What must be subtracted from the polynomial \[{x^3} + 13{x^2} + 35x + 25\] so that the resulting polynomials is exactly divisible by \[{x^2} + 11x + 10\].

Answer 1

Hint: Here, we have to find the polynomial which has to be subtracted from the given polynomial. A polynomial is an expression consisting of both variables and coefficients, that involves only the mathematical operations and non-negative integer exponentiation of variables. Here we will divide the polynomials and find the remainder. We will then subtract the remainder from the dividend to get the resulting polynomial.

Complete step-by-step answer:
Let \[P(x) = {x^3} + 13{x^2} + 35x + 25\] and \[Q(x)\] be the resulting polynomial subtracted from \[P(x)\] .
Now, we will divide the polynomial \[P(x)\] by \[{x^2} + 11x + 10\].
So, here \[P(x)\] is the dividend and \[{x^2} + 11x + 10\] is the divisor.
Therefore, dividing the polynomials, we get
\[{x^2} + 11x + 10\mathop{\left){\vphantom{1\begin{array}{l}{x^3} + 13{x^2} + 35x + 25\\\underline {{x^3} + 11{x^2} + 10x} \\00 + 2{x^2} + 25x + 25\\\underline {00 + 2{x^2} + 22x + 20} \\\underline {00 + 00 + 3x + 5} \end{array}}}\right.
\!\!\!\!\overline{\,\,\,\vphantom 1{\begin{array}{l}{x^3} + 13{x^2} + 35x + 25\\\underline {{x^3} + 11{x^2} + 10x} \\00 + 2{x^2} + 25x + 25\\\underline {00 + 2{x^2} + 22x + 20} \\\underline {00 + 00 + 3x + 5} \end{array}}}}
\limits^{\displaystyle\,\,\, {x + 2}}\]
Here, we get the quotient as \[x + 2\] and remainder as \[3x + 5\].
So, here the remainder has to be subtracted from the polynomial \[P(x)\].
\[Q(x) = P(x) - \] Remainder
Substituting the values of \[P(x) = {x^3} + 13{x^2} + 35x + 25\] and the remainder, we have
\[ \Rightarrow Q(x) = {x^3} + 13{x^2} + 35x + 25 - \left( {3x + 5} \right)\]
Rewriting the equation, we have
\[ \Rightarrow Q(x) = {x^3} + 13{x^2} + 35x + 25 - 3x - 5\]
Adding and subtracting the like terms, we have
\[ \Rightarrow Q(x) = {x^3} + 13{x^2} + 32x + 20\]
So, the resulting polynomial is \[Q(x) = {x^3} + 13{x^2} + 32x + 20\]
Therefore, \[3x + 5\] is the polynomial which has to be subtracted from the polynomial \[{x^3} + 13{x^2} + 35x + 25\] so that it is exactly divisible by \[{x^2} + 11x + 10\]. Thus the resulting polynomial \[Q(x) = {x^3} + 13{x^2} + 32x + 20\] would be exactly divisible by \[{x^2} + 11x + 10\].
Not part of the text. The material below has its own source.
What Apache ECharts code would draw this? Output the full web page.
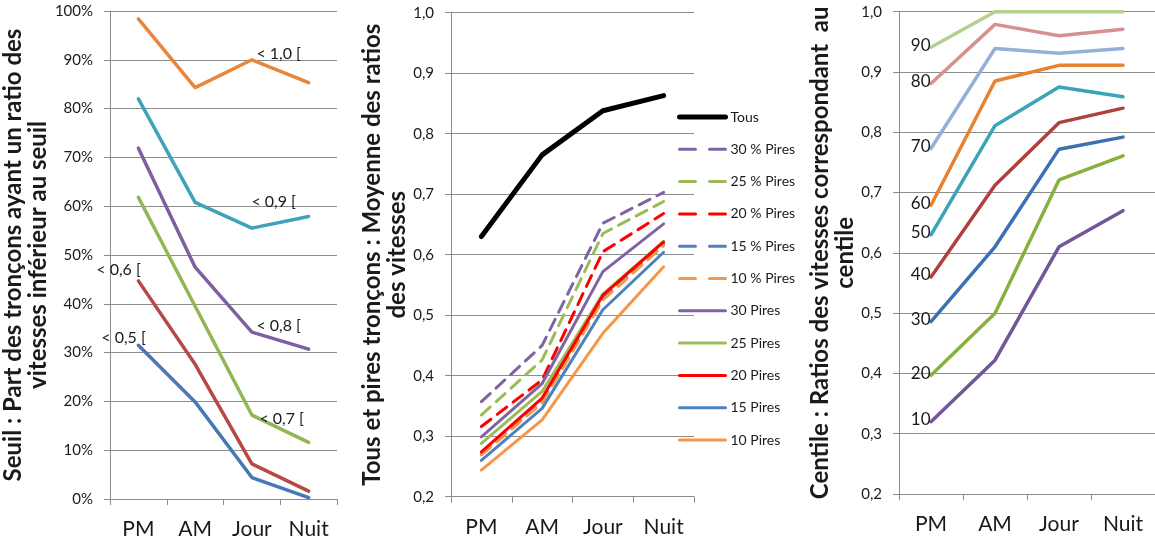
<!DOCTYPE html>
<html>
<head>
<meta charset="utf-8">
<script src="https://cdn.jsdelivr.net/npm/echarts@6/dist/echarts.min.js"></script>
<style>
  html, body { margin: 0; background: #fff; }
  #chart { width: 1155px; height: 543px; }
</style>
</head>
<body>
<div id="chart"></div>
<script>
const periods = ['PM', 'AM', 'Jour', 'Nuit']

// gauche : part des tronçons sous le seuil (%)
const seuil10 = [98.4, 84.3, 90.0, 85.3]
const seuil09 = [82.0, 60.8, 55.5, 57.9]
const seuil08 = [71.9, 47.5, 34.2, 30.7]
const seuil07 = [61.8, 39.5, 17.2, 11.6]
const seuil06 = [44.7, 27.6, 7.2, 1.6]
const seuil05 = [31.5, 19.9, 4.4, 0.3]

// milieu : moyenne des ratios, tous et pires tronçons
const tous = [0.630, 0.765, 0.838, 0.863]
const pct30 = [0.357, 0.450, 0.652, 0.703]
const pct25 = [0.335, 0.426, 0.635, 0.688]
const pct20 = [0.316, 0.393, 0.605, 0.668]
const pct15 = [0.270, 0.358, 0.528, 0.618]
const pct10 = [0.269, 0.355, 0.525, 0.615]
const pires30 = [0.299, 0.387, 0.572, 0.651]
const pires25 = [0.288, 0.374, 0.535, 0.622]
const pires20 = [0.274, 0.363, 0.533, 0.621]
const pires15 = [0.260, 0.346, 0.509, 0.604]
const pires10 = [0.244, 0.327, 0.470, 0.580]

// droite : ratio correspondant au centile
const c90 = [0.941, 1.0, 1.0, 1.0]
const c80 = [0.881, 0.979, 0.960, 0.971]
const c70 = [0.773, 0.939, 0.931, 0.939]
const c60 = [0.679, 0.885, 0.911, 0.911]
const c50 = [0.630, 0.811, 0.875, 0.859]
const c40 = [0.560, 0.712, 0.816, 0.840]
const c30 = [0.486, 0.610, 0.772, 0.792]
const c20 = [0.397, 0.500, 0.721, 0.761]
const c10 = [0.320, 0.422, 0.610, 0.670]

const FONT = 'Lato, "Open Sans", sans-serif'
const TXT = '#1a1a1a'
const GRID = '#8c8c8c'

const chart = echarts.init(document.getElementById('chart'))

function xAx(gridIndex) {
  return {
    type: 'category', gridIndex, data: periods, boundaryGap: true,
    axisLine: { lineStyle: { color: GRID } },
    axisTick: { show: true, length: 6, lineStyle: { color: GRID } },
    axisLabel: { color: TXT, fontFamily: FONT, fontSize: 21, margin: 20 },
  }
}

function yAx(gridIndex, min, max, fmt, name, nameGap) {
  return {
    type: 'value', gridIndex, min, max, interval: max > 1 ? 10 : 0.1,
    name, nameLocation: 'middle', nameGap,
    nameTextStyle: { color: TXT, fontFamily: FONT, fontSize: 24, fontWeight: 'bold', lineHeight: 25, align: 'center' },
    axisLine: { show: true, lineStyle: { color: GRID } },
    axisTick: { show: true, length: 6, lineStyle: { color: GRID } },
    axisLabel: { color: TXT, fontFamily: FONT, fontSize: 15, margin: 17, formatter: fmt },
    splitLine: { lineStyle: { color: GRID, width: 1 } },
  }
}

const comma = v => v.toFixed(1).replace('.', ',')

function line(name, data, color, idx, width, dashed) {
  return {
    name, type: 'line', data, xAxisIndex: idx, yAxisIndex: idx,
    symbol: 'none',
    lineStyle: { color, width, type: dashed ? [12, 8] : 'solid', cap: 'round' },
    itemStyle: { color },
  }
}

// étiquette sur un seul point de la série
function labelAt(s, i, pos, offset, size) {
  s.data = s.data.map((v, k) => k === i ? {
    value: v, symbol: 'circle', symbolSize: 1,
    label: { show: true, position: pos, offset, distance: 0, formatter: s.name,
      color: TXT, fontFamily: FONT, fontSize: size },
  } : v)
  return s
}

const left = [
  labelAt(line('< 1,0 [', seuil10, '#E8873C', 0, 3.5), 2, 'right', [4, -6], 16),
  labelAt(line('< 0,9 [', seuil09, '#3FA2BA', 0, 3.5), 2, 'right', [-1, -26], 16),
  labelAt(line('< 0,8 [', seuil08, '#7E5F9F', 0, 3.5), 2, 'right', [4, -6], 16),
  labelAt(line('< 0,7 [', seuil07, '#92B655', 0, 3.5), 2, 'right', [7, 4], 16),
  labelAt(line('< 0,6 [', seuil06, '#B84844', 0, 3.5), 0, 'left', [3, -11], 16),
  labelAt(line('< 0,5 [', seuil05, '#4677B6', 0, 3.5), 0, 'left', [8, -7], 16),
]

const middle = [
  line('Tous', tous, '#000000', 1, 5),
  line('30 % Pires', pct30, '#8064A2', 1, 3, true),
  line('25 % Pires', pct25, '#9BBB59', 1, 3, true),
  line('20 % Pires', pct20, '#FF0000', 1, 3, true),
  line('15 % Pires', pct15, '#4F81BD', 1, 3, true),
  line('10 % Pires', pct10, '#F79646', 1, 3, true),
  line('30 Pires', pires30, '#8064A2', 1, 3),
  line('25 Pires', pires25, '#9BBB59', 1, 3),
  line('20 Pires', pires20, '#FF0000', 1, 3),
  line('15 Pires', pires15, '#4F81BD', 1, 3),
  line('10 Pires', pires10, '#F79646', 1, 3),
]

const right = [
  ['90', c90, '#B5CF8F'], ['80', c80, '#D5918F'], ['70', c70, '#94B0D8'],
  ['60', c60, '#E8822E'], ['50', c50, '#3BA3BA'], ['40', c40, '#AF403D'],
  ['30', c30, '#3C70AF'], ['20', c20, '#86B13F'], ['10', c10, '#73559A'],
].map(([n, d, c]) => labelAt(line(n, d, c, 2, 3.5), 0, 'left', [0, -2], 17))

chart.setOption({
  animation: false,
  backgroundColor: '#fff',
  grid: [
    { left: 106, top: 11, width: 231, height: 488 },
    { left: 451, top: 12.7, width: 243, height: 484 },
    { left: 899, top: 11.7, width: 262, height: 482.3 },
  ],
  xAxis: [xAx(0), xAx(1), xAx(2)],
  yAxis: [
    yAx(0, 0, 100, '{value}%', 'Seuil : Part des tronçons ayant un ratio des\nvitesses inférieur au seuil', 50),
    yAx(1, 0.2, 1.0, comma, 'Tous et pires tronçons : Moyenne des ratios\ndes vitesses', 38),
    yAx(2, 0.2, 1.0, comma, 'Centile : Ratios des vitesses correspondant  au\ncentile', 37),
  ],
  legend: {
    // les pointillés de la légende : deux tirets comme dans Excel
    data: middle.map(s => ({
      name: s.name,
      lineStyle: s.lineStyle.type === 'solid' ? {} : { type: [16, 14] },
    })),
    orient: 'vertical', left: 677, top: 110, padding: 0,
    itemWidth: 46, itemHeight: 14, itemGap: 18.3,
    itemStyle: { color: 'transparent', borderWidth: 0, opacity: 0 },
    lineStyle: { width: 'inherit', cap: 'round' },
    textStyle: { color: TXT, fontFamily: FONT, fontSize: 14 },
  },
  series: [...left, ...middle, ...right],
})
</script>
</body>
</html>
Note: We can verify the answer by dividing the resulting polynomial by the divisor. If the remainder is zero, then the resulting polynomial would be exactly divisible by the divisor. If the remainder is not equal to zero, then the resulting polynomial is not divisible by the divisor. If we want to find the polynomial which must be added to the given polynomial to get exactly divisible by the divisor, then the remainder has to be added to the given polynomial.